In amerikanischen Firmen sind Auszeichnungen für herausragende Leistungen bereits üblich. Mc Donalds beispielsweise kürt regelmässig den «Mitarbeiter des Monats». Der Trend macht sich auch allmählich in europäischen Unternehmen bemerkbar. So preisen sich grössere Schweizer Firmen auf ihren Websites mit dem Hinweis auf spezielle Anerkennungssysteme für leistungsbereite Mitarbeiter an. Doch welche Komponenten einer Auszeichnung stimulieren und motivieren die Mitarbeiter tatsächlich? Und wie muss ein Preis aussehen, der besonders attraktiv ist? Darüber gibt es bislang kein wissenschaftlich erhärtetes Wissen. Eine Umfrage, die Susanne Neckermann in einem Schweizer Unternehmen plant, will deshalb mehr Licht ins Dunkel solcher Fragen bringen.

«Heute ist es allgemein bekannt, dass Auszeichnungen in Firmen eine wichtige Rolle spielen», sagt Susanne Neckermann, «welche Faktoren – etwa die Höhe der Preissumme, die Anerkennung durch den Arbeitgeber oder eine öffentliche Ehrung – in welcher Kombination eine Auszeichnung aber begehrenswert machen, ist weitgehend unbekannt.» So versprechen die Resultate der Studie neue Erkenntnisse darüber, wie attraktiv und motivierend etwa die Aussicht auf Prestigegewinn durch eine öffentliche Preisverleihung oder diejenige auf ein Preisgeld auf Mitarbeiter wirken. Zudem könnte die Arbeit Hinweise darauf geben, wie Unternehmer das Profil von firmeninternen Auszeichnungen optimieren können.

Wenn Staaten ehren

Susanne Neckermann analysiert aber nicht nur die Anreizwirkung von Auszeichnungen, sondern auch die Vergabe staatlicher Orden und Ehrungen. Die Ökonomin interessiert sich insbesondere für nationale Unterschiede. Sie hat deshalb zuerst Hypothesen formuliert – beispielsweise, dass in stark zentralisierten Ländern Auszeichnungen wichtiger sind als in anderen Staaten. Oder, dass sie in Nationen mit einer höheren Steuerrate eine grössere Rolle spielen als in solchen mit einer tiefen. Dies weil Auszeichnung in der Regel steuerfrei sind. «Wenn ich in meiner Arbeit zeigen kann, dass die Auszeichnungssysteme eines Landes klar bestimmten Hypothesen folgen, wäre das ziemlich revolutionär», meint die junge Forscherin.
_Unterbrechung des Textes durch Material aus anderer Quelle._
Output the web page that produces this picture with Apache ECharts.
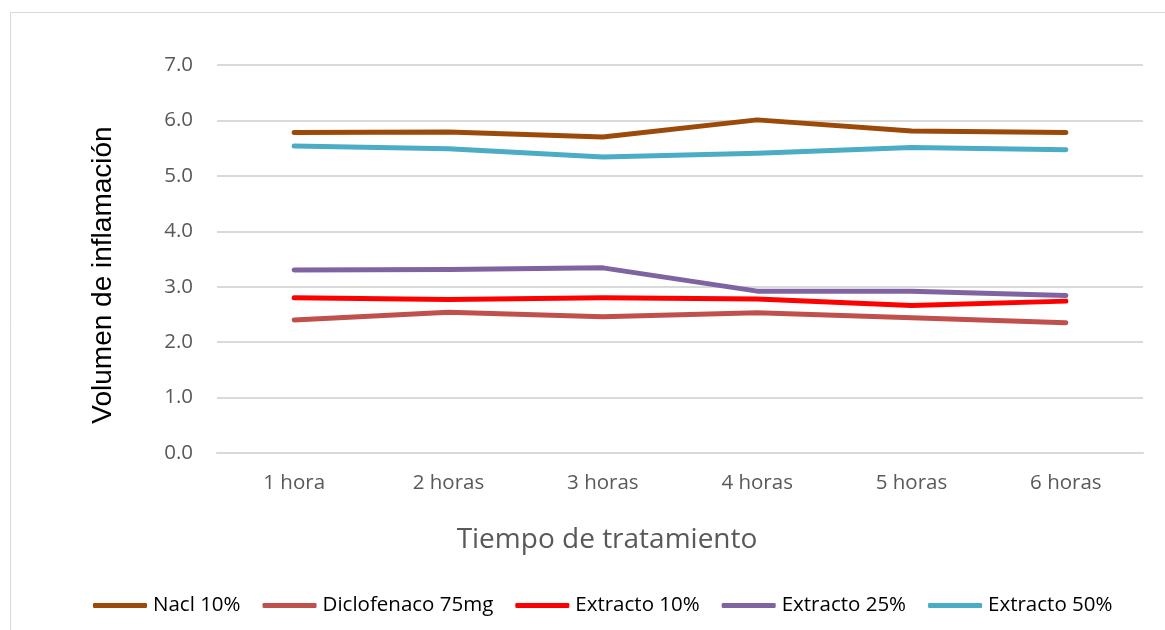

Doch der Weg zu solchen Resultaten ist weit: eine erste Hürde stellte bereits die Suche nach guten Daten dar. Allein drei Monate war Susanne Neckermann damit beschäftigt, Staatsverwaltungen aller Herren Länder um die notwendigen Informationen zu bitten. Der Erfolg dieser Bemühungen waren gelinde gesagt mässig, die Rückmeldungen spärlich. Eine Alternative war gefragt. Neckermann untersucht nun Daten des «International Who is Who», einer Liste aller wichtigen Persönlichkeiten und ihrer Auszeichnungen in rund 150 Ländern der Welt. Seit fünf Monaten ist sie nun dabei, diese Daten zu erfassen. Danach sollen anhand von Zufallstichproben von 80 Personen je Land spezifische nationale Profile erstellt und vergleichen werden. Zu welchen Resultaten Susanne Neckermann gelangen wird, ist noch offen. «Empirische Forscher leben mit einem gewissen Risiko», sagt sie, «wir sind immer auf der Suche nach Daten und hoffen, dass wir mit diesen letztlich zu interessanten Resultaten gelangen.» Ob sich dieses Risiko in ihrem Fall gelohnt hat, wird sich spätestens Ende Dezember 2008 zeigen. Bis dann möchte die Wirtschaftswissenschaftlerin ihre Dissertation abgeschlossen haben.